Con anterioridad de muchos meses, los lamas de mayor confianza, actuando como humildes portadores, habían recorrido penosamente los cientos de kilómetros que hay desde Lhasa, a fin de transportar los Secretos antiguos a donde estuvieran a salvo para siempre de los vándalos chinos y de los traidores comunistas tibetanos. Aquí también, con infinito trabajo y sufrimiento, habían sido traídas las Imágenes Doradas de pasadas Encarnaciones, para ser instaladas y veneradas en el corazón de la montaña. Los Objetos Sagrados, las escrituras viejas de siglos y los sacerdotes más sabios y venerables estaban aquí en seguridad. Desde hace siglos, con pleno conocimiento de la inminente invasión china, los Abades leales se habían reunido periódicamente en cónclaves solemnes para probar y elegir a aquéllos que habían de ir a la Nueva Mansión distante. Fueron sometidos a prueba unos sacerdotes tras otros, sin que ellos lo supieran, y se estudió su historial, de modo que sólo los más puros y los más adelantados espiritualmente fuesen los elegidos. Hombres cuya preparación y cuya fe eran tales que pudiesen, de ser necesario, resistir las peores torturas que los chinos pudieran darles, sin revelar ninguna información vital.
Así, finalmente, dejando Lhasa, invadida por los comunistas, habían venido a su nueva casa. Ningún avión que transportase material de guerra podría volar a esta altura. Ningún ejército enemigo podría soportar este árido paraje, un paraje desprovisto de tierra, rocoso y traicionero, con peñascos que se deslizan y abismos que abren sus fauces. Un paraje tan alto, tan pobre de oxígeno, que sólo las endurecidas gentes de la montaña podrían respirar allí. En aquel lugar, al fin, en aquel santuario de las montañas, había Paz. Paz en la que trabajar para la salvaguarda del futuro, para preservar la Sabiduría Antigua y prepararse para el tiempo en que el Tíbet resurgiera y se librara del agresor.
Hacía millones de años, aquello había sido una cordillera de volcanes llameantes que vomitaban rocas y lavas sobre la cambiante faz de la Tierra joven. Entonces el mundo era casi dúctil y sufría las angustias del parto de una nueva era. Tras años sin número, las llamas se extinguieron y las rocas, casi fundidas, se enfriaron.
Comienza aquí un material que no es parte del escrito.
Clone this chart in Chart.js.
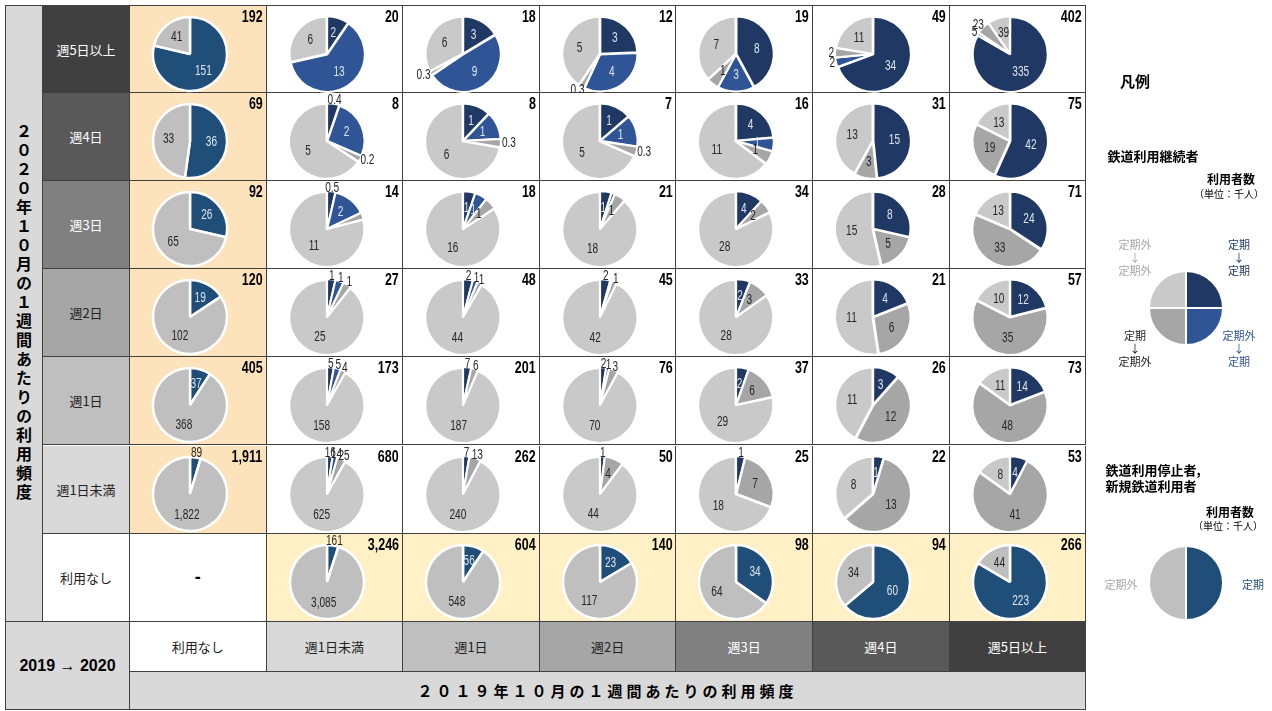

La lava se había derramado por última vez y chorros de gas que venían de la profunda entraña de la Tierra expelieron la restante al aire libre, dejando un sinfín de canales y de túneles desnudos y vacíos. Sólo poquísimos habían sido cerrados por las rocas que caían, pues los demás permanecieron intactos, duros como el vidrio y veteados con las huellas de los metales que se fundieron antaño. Desde esas paredes manaban fuentes de la montaña, puras y que centelleaban ante cualquier rayo de luz.
Siglos tras siglos los túneles y las cavernas permanecieron desprovistos de vida, desolados y solitarios, conocidos sólo de los lamas viajeros astrales, que podían visitar todo y ver todo. Los viajeros astrales habían recorrido la región buscando un refugio como aquél. Ahora, cuando el Terror campeaba en el país del Tíbet, los pasadizos de antaño fueron poblados por una élite de gentes espirituales, destinadas a resurgir en la plenitud de los tiempos.